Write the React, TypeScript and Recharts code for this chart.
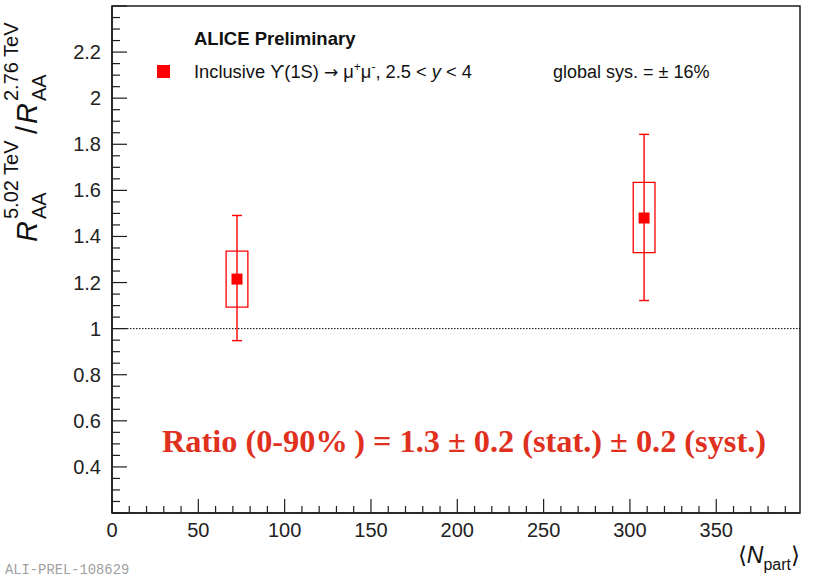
--
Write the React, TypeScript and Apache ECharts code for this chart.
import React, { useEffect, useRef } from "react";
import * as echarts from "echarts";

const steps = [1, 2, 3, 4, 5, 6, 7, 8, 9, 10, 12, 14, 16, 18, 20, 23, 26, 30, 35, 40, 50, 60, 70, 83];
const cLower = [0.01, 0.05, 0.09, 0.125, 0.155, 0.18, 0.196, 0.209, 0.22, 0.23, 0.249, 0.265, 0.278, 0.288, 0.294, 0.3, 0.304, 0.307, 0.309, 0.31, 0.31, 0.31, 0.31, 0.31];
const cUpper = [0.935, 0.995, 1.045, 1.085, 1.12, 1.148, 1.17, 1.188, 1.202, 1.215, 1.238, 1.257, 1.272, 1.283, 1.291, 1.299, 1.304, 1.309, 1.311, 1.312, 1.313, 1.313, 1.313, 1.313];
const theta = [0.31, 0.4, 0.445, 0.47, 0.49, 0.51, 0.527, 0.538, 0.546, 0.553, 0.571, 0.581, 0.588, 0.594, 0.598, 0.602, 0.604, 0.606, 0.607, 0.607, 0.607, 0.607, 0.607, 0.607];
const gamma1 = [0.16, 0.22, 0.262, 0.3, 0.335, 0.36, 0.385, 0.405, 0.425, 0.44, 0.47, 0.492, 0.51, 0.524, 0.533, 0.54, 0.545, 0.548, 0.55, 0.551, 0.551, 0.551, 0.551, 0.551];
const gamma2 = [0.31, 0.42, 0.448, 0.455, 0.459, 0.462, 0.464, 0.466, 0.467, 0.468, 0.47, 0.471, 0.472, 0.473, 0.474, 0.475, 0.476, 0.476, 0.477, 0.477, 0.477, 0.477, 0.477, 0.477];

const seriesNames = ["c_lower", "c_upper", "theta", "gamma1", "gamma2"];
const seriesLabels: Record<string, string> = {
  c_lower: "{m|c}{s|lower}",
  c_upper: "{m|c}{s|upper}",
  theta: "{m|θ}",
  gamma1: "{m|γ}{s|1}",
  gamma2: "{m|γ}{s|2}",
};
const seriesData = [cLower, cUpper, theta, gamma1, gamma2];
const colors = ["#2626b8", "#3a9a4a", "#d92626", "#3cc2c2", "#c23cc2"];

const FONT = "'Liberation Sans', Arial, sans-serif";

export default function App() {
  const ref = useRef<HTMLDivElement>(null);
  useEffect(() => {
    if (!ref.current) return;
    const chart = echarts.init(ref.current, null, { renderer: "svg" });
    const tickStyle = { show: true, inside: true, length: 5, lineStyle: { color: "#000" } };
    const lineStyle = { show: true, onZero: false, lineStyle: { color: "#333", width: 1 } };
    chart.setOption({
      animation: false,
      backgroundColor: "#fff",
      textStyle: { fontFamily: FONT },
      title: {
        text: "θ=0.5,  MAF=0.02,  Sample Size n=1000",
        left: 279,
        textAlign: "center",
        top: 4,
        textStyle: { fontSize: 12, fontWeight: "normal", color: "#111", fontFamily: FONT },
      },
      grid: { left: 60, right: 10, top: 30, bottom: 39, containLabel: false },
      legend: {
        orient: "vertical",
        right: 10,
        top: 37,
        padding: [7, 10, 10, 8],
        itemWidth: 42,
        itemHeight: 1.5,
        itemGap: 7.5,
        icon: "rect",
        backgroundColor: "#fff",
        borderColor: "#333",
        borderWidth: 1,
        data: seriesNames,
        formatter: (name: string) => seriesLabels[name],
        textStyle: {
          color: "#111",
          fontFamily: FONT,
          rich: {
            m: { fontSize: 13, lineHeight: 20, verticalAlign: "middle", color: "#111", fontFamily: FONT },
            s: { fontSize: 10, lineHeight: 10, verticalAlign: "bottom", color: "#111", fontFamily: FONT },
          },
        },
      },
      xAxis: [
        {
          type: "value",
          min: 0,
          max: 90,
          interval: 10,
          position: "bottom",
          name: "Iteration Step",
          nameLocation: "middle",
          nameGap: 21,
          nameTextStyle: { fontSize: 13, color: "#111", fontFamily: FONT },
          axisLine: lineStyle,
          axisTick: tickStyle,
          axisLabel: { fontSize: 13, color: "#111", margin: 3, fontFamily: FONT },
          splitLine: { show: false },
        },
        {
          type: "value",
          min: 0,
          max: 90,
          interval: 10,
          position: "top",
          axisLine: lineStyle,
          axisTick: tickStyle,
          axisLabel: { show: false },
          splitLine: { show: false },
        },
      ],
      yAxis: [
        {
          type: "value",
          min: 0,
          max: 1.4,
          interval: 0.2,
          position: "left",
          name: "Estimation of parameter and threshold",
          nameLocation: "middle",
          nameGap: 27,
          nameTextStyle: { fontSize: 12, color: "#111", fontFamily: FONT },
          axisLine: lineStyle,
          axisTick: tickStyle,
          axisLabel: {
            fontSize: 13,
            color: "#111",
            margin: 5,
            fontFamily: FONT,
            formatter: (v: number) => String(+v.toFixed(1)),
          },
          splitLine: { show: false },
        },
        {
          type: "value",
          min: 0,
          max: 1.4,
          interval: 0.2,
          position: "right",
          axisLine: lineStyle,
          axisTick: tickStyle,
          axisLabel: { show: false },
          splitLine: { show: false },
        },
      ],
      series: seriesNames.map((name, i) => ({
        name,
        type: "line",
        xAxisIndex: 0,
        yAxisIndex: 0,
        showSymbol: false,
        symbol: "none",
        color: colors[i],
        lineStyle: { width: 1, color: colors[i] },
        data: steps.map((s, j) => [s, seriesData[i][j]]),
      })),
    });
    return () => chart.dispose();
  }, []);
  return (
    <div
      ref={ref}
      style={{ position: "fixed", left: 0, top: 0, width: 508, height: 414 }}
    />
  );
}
--
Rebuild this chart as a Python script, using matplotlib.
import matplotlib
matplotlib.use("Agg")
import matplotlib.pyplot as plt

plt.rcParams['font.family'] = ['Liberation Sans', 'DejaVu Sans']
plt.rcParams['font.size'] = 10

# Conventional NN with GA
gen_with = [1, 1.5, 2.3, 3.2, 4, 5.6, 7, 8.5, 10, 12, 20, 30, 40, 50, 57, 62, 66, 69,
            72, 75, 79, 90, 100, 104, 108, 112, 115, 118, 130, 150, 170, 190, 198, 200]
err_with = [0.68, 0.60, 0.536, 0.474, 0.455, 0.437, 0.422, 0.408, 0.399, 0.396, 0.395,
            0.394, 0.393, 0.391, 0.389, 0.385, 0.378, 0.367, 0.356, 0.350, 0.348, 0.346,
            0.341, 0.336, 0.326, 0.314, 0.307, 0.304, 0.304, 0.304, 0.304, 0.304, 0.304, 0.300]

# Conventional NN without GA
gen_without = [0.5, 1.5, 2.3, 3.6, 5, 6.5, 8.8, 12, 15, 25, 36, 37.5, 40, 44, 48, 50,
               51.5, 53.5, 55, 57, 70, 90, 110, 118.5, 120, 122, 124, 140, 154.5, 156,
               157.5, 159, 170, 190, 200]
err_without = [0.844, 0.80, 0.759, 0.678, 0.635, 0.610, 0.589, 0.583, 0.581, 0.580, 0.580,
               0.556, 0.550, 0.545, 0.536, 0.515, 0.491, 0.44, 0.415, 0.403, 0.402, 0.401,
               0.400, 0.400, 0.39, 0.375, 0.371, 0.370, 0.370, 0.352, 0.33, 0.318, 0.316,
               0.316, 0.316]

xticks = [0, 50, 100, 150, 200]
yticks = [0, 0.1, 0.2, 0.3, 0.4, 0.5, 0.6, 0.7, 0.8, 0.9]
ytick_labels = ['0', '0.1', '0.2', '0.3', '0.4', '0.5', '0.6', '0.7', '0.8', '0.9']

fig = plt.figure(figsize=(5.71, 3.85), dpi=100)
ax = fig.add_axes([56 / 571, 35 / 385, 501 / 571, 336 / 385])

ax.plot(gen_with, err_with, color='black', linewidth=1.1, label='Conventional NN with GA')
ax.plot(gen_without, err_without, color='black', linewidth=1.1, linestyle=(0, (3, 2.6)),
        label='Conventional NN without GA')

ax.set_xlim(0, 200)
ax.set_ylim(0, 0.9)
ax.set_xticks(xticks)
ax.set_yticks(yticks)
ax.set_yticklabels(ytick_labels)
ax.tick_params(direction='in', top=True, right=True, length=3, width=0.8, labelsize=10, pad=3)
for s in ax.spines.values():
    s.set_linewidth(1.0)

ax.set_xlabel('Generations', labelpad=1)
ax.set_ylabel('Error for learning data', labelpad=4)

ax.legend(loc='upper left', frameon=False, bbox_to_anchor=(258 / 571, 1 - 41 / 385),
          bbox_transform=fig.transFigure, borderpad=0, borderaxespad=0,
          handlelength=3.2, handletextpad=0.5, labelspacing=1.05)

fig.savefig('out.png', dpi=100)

### WRITTEN EXERCISE:
Select and copy every line from the records that includes the word "TypeScript".

### TASK SOLUTION:
Write the React, TypeScript and Recharts code for this chart.
Write the React, TypeScript and Apache ECharts code for this chart.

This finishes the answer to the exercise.